Diagram redrawn by Stoak Architecture. Based on Building Code compliance pathways content from the Ministry of Business, Innovation and Employment, building.govt.nz, licensed under CC BY 4.0. NZS 3604:2011 is published by Standards New Zealand.
Frequently asked
- Where do I find the actual list of Schedule 1 exemptions?
- The legislation is at legislation.govt.nz under the Building Act 2004, Schedule 1. MBIE publishes a plain-English guide at building.govt.nz under "Building work that doesn't need a building consent" — that's the easiest read.
- If something is Schedule 1 exempt, do I still need to follow the Building Code?
- Yes.

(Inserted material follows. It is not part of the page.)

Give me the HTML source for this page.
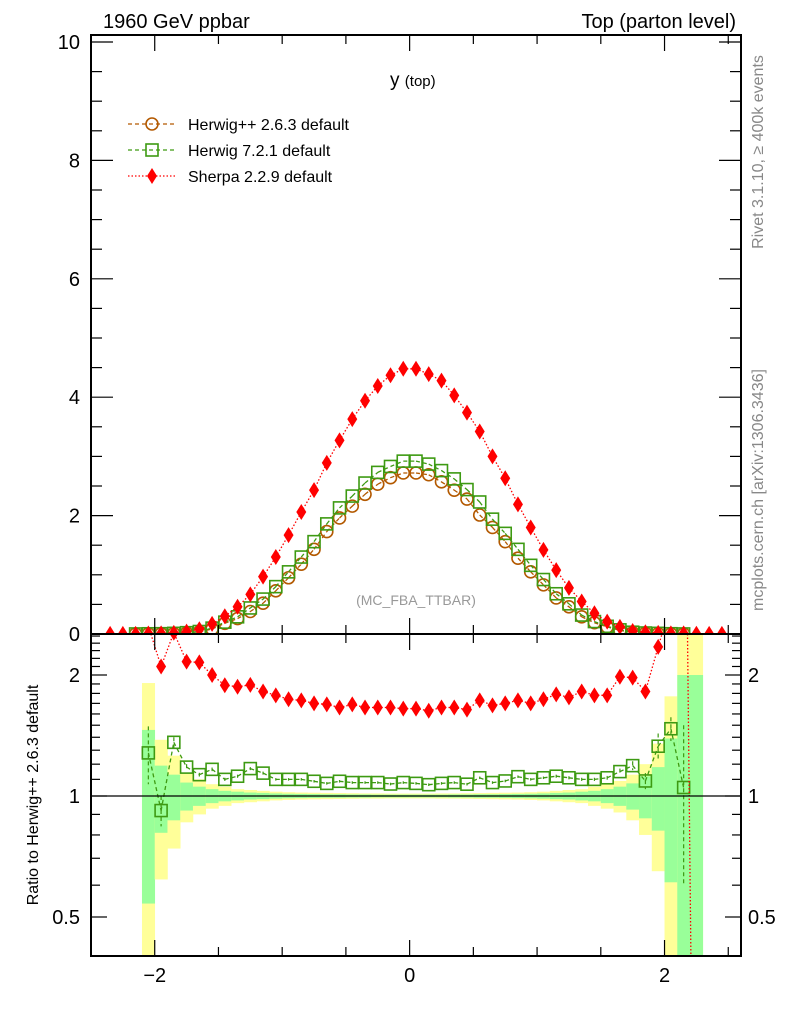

Schedule 1 only removes the requirement to apply for a Building Consent — it does not remove the requirement that the work complies with the Building Code. The work still has to be structurally sound, weathertight and code-compliant; if it fails, the property owner is liable.
- Can I add a kitchen or a shower to a Schedule 1 sleepout?
- No. Once a building has a kitchen or sanitary fixtures it stops fitting the exemption — the work then needs a Building Consent.
- Does Schedule 1 mean no rules at all?
- No. Even when Schedule 1 removes the Building Consent step, the District Plan, any title covenants, the Plumbers Gasfitters and Drainlayers Act, and Resource Consent rules still apply. An exemption is narrower than people often think.
- Does Schedule 1 cover granny flats?
- Not directly. Granny flats up to 70 m² have their own consent exemption pathway under the Building and Construction (Small Stand-alone Dwellings) Amendment Act 2025, in force from 15 January 2026. The conditions are different to Schedule 1 — LBP design and supervision, 2 m setback from buildings and boundaries, council notification before and after, and a Project Information Memorandum. The dedicated article on granny flat rules walks through it.